'Very excited about the prospects for this': Clean-water crops take center stage
Event attendees pose for a group photo following a facility tour at Albert Lea Seed.
We describe the clean-water crops emerging from the Forever Green Initiative as win-win, with benefits aplenty for both the environment and farmers.
It turns out Minnesota's top agriculture official feels similarly.
"I am very excited about the prospects for this," Commissioner Thom Petersen told a crowd of state lawmakers, growers, researchers and business leaders at an event in Albert Lea last month.
The group had gathered at Albert Lea Seed to learn about the rapidly expanding market for these continuous living cover crops, and to get a firsthand look at the role Minnesota's businesses play in getting them from University of Minnesota labs to farm fields across the state. FMR, as a member of the Forever Green Partnership, helped organize the afternoon event, which included an agricultural field presentation and a behind-the-scenes tour of the facility.
Sen. Torrey Westrom (R-Elbow Lake) is chair of the Minnesota Senate's Agriculture and Rural Development Finance and Policy Committee.
On full display was the same bipartisanship that resulted in new funding for the Forever Green Initiative and value chain development grants this past legislative session. In attendance were Sens. Torrey Westrom (R-Elbow Lake) and Gene Dornink (R-Brownsdale), as well as Reps. Ginny Klevorn (DFL-Plymouth), Samantha Vang (DFL-Brooklyn Center) and Peggy Bennett (R-Albert Lea).
The state legislators engaged in the discussion with presenters and panelists, exploring the current state of these crops, recent successes and the road ahead.
"It's not always easy with new seeds. Or commercializing anything new," Colin Cureton, director of adoption and scaling at the Forever Green Initiative, told the crowd. Noting the support from legislators and business partners, he highlighted the "tremendous" interest of late in oilseeds such as winter camelina.
Xinmin Deng, middle with teal shirt, answers a question from facilitator Cecilia Calvo, director of advocacy and inclusion with Minnesota Environmental Partnership. To his right is Matt Leavitt, agronomist and organic team lead at Albert Lea Seed; to his left, Reginaldo Haslett-Marroquin, founder of Regenerative Agriculture Alliance.
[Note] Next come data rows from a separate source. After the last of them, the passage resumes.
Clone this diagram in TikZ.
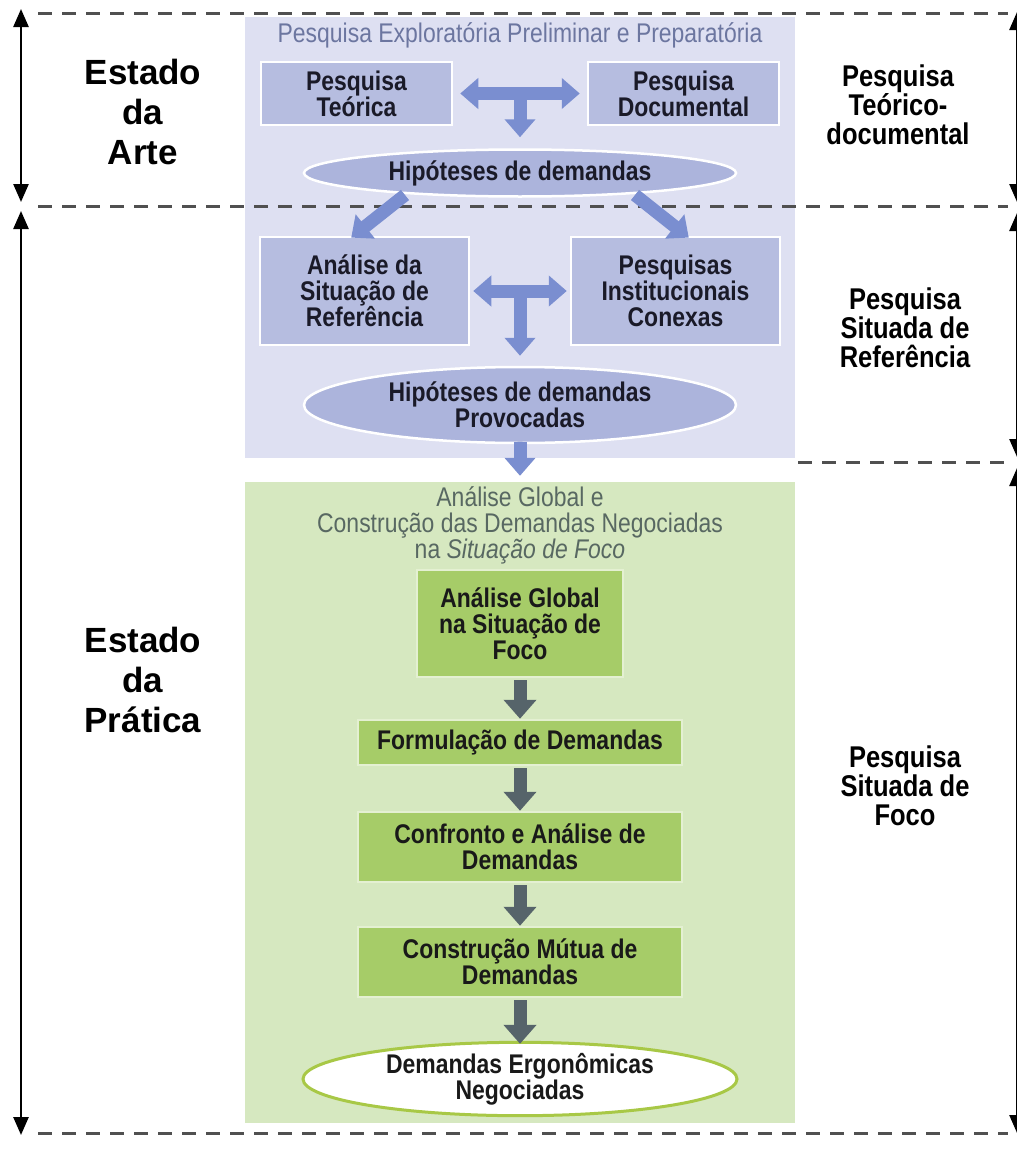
\documentclass[tikz,border=0pt]{standalone}
\usepackage{fontspec}
\setmainfont{Liberation Sans}[FakeStretch=0.85]
\newfontfamily\widefont{Liberation Sans}
\usetikzlibrary{arrows.meta,shapes.geometric}
\definecolor{bpanel}{RGB}{222,224,242}
\definecolor{bbox}{RGB}{182,189,224}
\definecolor{bell}{RGB}{172,180,220}
\definecolor{barrow}{RGB}{122,142,208}
\definecolor{btitle}{RGB}{108,118,160}
\definecolor{gpanel}{RGB}{214,232,192}
\definecolor{gbox}{RGB}{166,204,104}
\definecolor{garrow}{RGB}{86,100,106}
\definecolor{gtitle}{RGB}{88,104,98}
\definecolor{gell}{RGB}{168,200,70}
\definecolor{dashgray}{RGB}{80,80,80}
\definecolor{btext}{RGB}{26,26,40}
\begin{document}
\begin{tikzpicture}[x=1pt,y=-1pt,
  boxfont/.style={font=\fontsize{27}{26}\selectfont\bfseries},
  bluebox/.style={boxfont,draw=white,line width=2.5pt,fill=bbox,text=btext,align=center,inner sep=0pt},
  blueell/.style={boxfont,ellipse,draw=white,line width=2.5pt,fill=bell,text=btext,align=center,inner sep=0pt},
  greenbox/.style={boxfont,draw=white!70!gbox,line width=2.5pt,fill=gbox,text=black!90,align=center,inner sep=0pt},
  greenell/.style={boxfont,ellipse,draw=gell,line width=3pt,fill=white,text=black!90,align=center,inner sep=0pt},
  paneltitle/.style={font=\fontsize{27}{26}\selectfont,align=center},
  sidelabel/.style={font=\fontsize{30}{29}\selectfont\bfseries,align=center},
  biglabel/.style={font=\widefont\fontsize{35}{40}\selectfont\bfseries,align=center},
  fatblue/.style={draw=barrow,line width=13pt,-{Triangle[width=30pt,length=18pt]}},
  fatbluedbl/.style={draw=barrow,line width=13pt,{Triangle[width=30pt,length=18pt]}-{Triangle[width=30pt,length=18pt]}},
  fatgreen/.style={draw=garrow,line width=13pt,-{Triangle[width=32pt,length=19pt]}},
  sep/.style={draw=dashgray,line width=3pt,dash pattern=on 14pt off 10pt},
  dim/.style={draw=black,line width=2.5pt,{Triangle[width=15pt,length=18pt]}-{Triangle[width=15pt,length=18pt]}}
]
\useasboundingbox[fill=white] (0,0) rectangle (1017,1151);

% panels
\node[fill=bpanel,minimum width=550pt,minimum height=441pt,inner sep=0pt] (bp) at (520,237.5) {};
\node[fill=gpanel,minimum width=550pt,minimum height=641pt,inner sep=0pt] (gp) at (520,802.5) {};

% separators
\coordinate (s1a) at (38,13);   \coordinate (s1b) at (1008,13);
\coordinate (s2a) at (38,206);  \coordinate (s2b) at (1008,206);
\coordinate (s3a) at (798,462); \coordinate (s3b) at (1008,462);
\coordinate (s4a) at (38,1133); \coordinate (s4b) at (1008,1133);
\draw[sep] (s1a) -- (s1b);
\draw[sep] (s2a) -- (s2b);
\draw[sep] (s3a) -- (s3b);
\draw[sep] (s4a) -- (s4b);

% blue section
\node[paneltitle,text=btitle] (bt) at (520,35) {Pesquisa Exploratória Preliminar e Preparatória};
\node[bluebox,minimum width=191pt,minimum height=63pt] (pt) at (356.5,93.5) {Pesquisa\\Teórica};
\node[bluebox,minimum width=191pt,minimum height=63pt] (pd) at (683.5,93.5) {Pesquisa\\Documental};
\node[blueell,minimum width=432pt,minimum height=47pt] (h1) at (520,173) {Hipóteses de demandas};
\coordinate (j1) at (520,93.5);
\draw[fatbluedbl,shorten <=7pt,shorten >=7pt] (pt) -- (pd);
\draw[fatblue,shorten >=11pt] (j1) -- (h1.north);

\node[bluebox,minimum width=209pt,minimum height=108pt] (ar) at (364.5,291) {Análise da\\Situação de\\Referência};
\node[bluebox,minimum width=209pt,minimum height=108pt] (pi) at (675.5,291) {Pesquisas\\Institucionais\\Conexas};
\node[blueell,minimum width=432pt,minimum height=76pt] (h2) at (520,405) {Hipóteses de demandas\\Provocadas};
\coordinate (dl) at (405,195);
\coordinate (dr) at (635,195);
\draw[fatblue,shorten >=-1pt] (dl) -- (352,237) coordinate (dlt);
\draw[fatblue,shorten >=-1pt] (dr) -- (688,237) coordinate (drt);
\coordinate (j2) at (520,291);
\draw[fatbluedbl,shorten <=3pt,shorten >=3pt] (ar) -- (pi);
\draw[fatblue,shorten >=10pt] (j2) -- (h2.north);
\draw[fatblue,shorten <=-2pt,shorten >=6pt] (h2.south) -- (gp.north);

% green section
\node[paneltitle,text=gtitle] (gt) at (520,525) {Análise Global e\\Construção das Demandas Negociadas\\na \textit{Situação de Foco}};
\node[greenbox,minimum width=206pt,minimum height=107pt] (ag) at (520,623.5) {Análise Global\\na Situação de\\Foco};
\node[greenbox,minimum width=324pt,minimum height=45pt] (fd) at (520,742.5) {Formulação de Demandas};
\node[greenbox,minimum width=324pt,minimum height=70pt] (cd) at (520,847) {Confronto e Análise de\\Demandas};
\node[greenbox,minimum width=324pt,minimum height=70pt] (md) at (520,962) {Construção Mútua de\\Demandas};
\node[greenell,minimum width=434pt,minimum height=72pt] (en) at (520,1079) {Demandas Ergonômicas\\Negociadas};
\draw[fatgreen,shorten <=2pt] (ag) -- (fd);
\draw[fatgreen,shorten <=2pt] (fd) -- (cd);
\draw[fatgreen,shorten <=2pt] (cd) -- (md);
\draw[fatgreen,shorten <=2pt,shorten >=-3pt] (md) -- (en);

% side labels
\node[biglabel] (ea) at (143,112) {Estado\\da\\Arte};
\node[biglabel] (ep) at (143,680) {Estado\\da\\Prática};
\node[sidelabel] (rt) at (898,105) {Pesquisa\\Teórico-\\documental};
\node[sidelabel] (rr) at (905,328) {Pesquisa\\Situada de\\Referência};
\node[sidelabel] (rf) at (905,786) {Pesquisa\\Situada de\\Foco};

% dimension arrows
\coordinate (l1a) at (21,9);   \coordinate (l1b) at (21,202);
\coordinate (l2a) at (21,211); \coordinate (l2b) at (21,1135);
\coordinate (r1a) at (1017,12);  \coordinate (r1b) at (1017,202);
\coordinate (r2a) at (1017,213); \coordinate (r2b) at (1017,457);
\coordinate (r3a) at (1017,468); \coordinate (r3b) at (1017,1133);
\draw[dim] (l1a) -- (l1b);
\draw[dim] (l2a) -- (l2b);
\draw[dim] (r1a) -- (r1b);
\draw[dim] (r2a) -- (r2b);
\draw[dim] (r3a) -- (r3b);
\end{tikzpicture}
\end{document}
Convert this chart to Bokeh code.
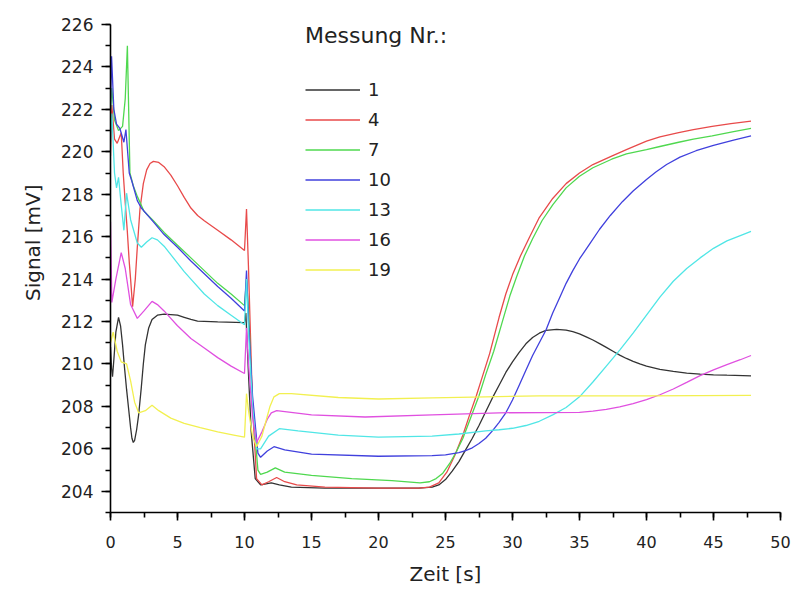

A winter annual, camelina can be planted late in the growing season — providing living cover on the soil from fall through the following spring, months the ground would normally be bare and a significant source of runoff pollution.
Xinmin Deng, a senior principal scientist at Cargill, described winter camelina as a "Cinderella crop."
"Camelina is a good crop for biofuel," he said. Not only that, it also shows real promise in both the forage, food and bioplastics spaces.
Albert Lea Seed President Mac Ehrhardt gives attendees a behind-the-scenes tour of the business' new seed processing facility.
The combination of rapid crop advancements and across-the-aisle support has generated recent media attention, on the heels of last spring's New York Times feature.
The legislative event was featured in the news by the Rochester ABC affiliate KAAL and Forum News Service's Agweek. Shortly after that, the Star Tribune published a long feature about Forever Green, exploring how "year-round crops could reduce farm pollution in the Mississippi River."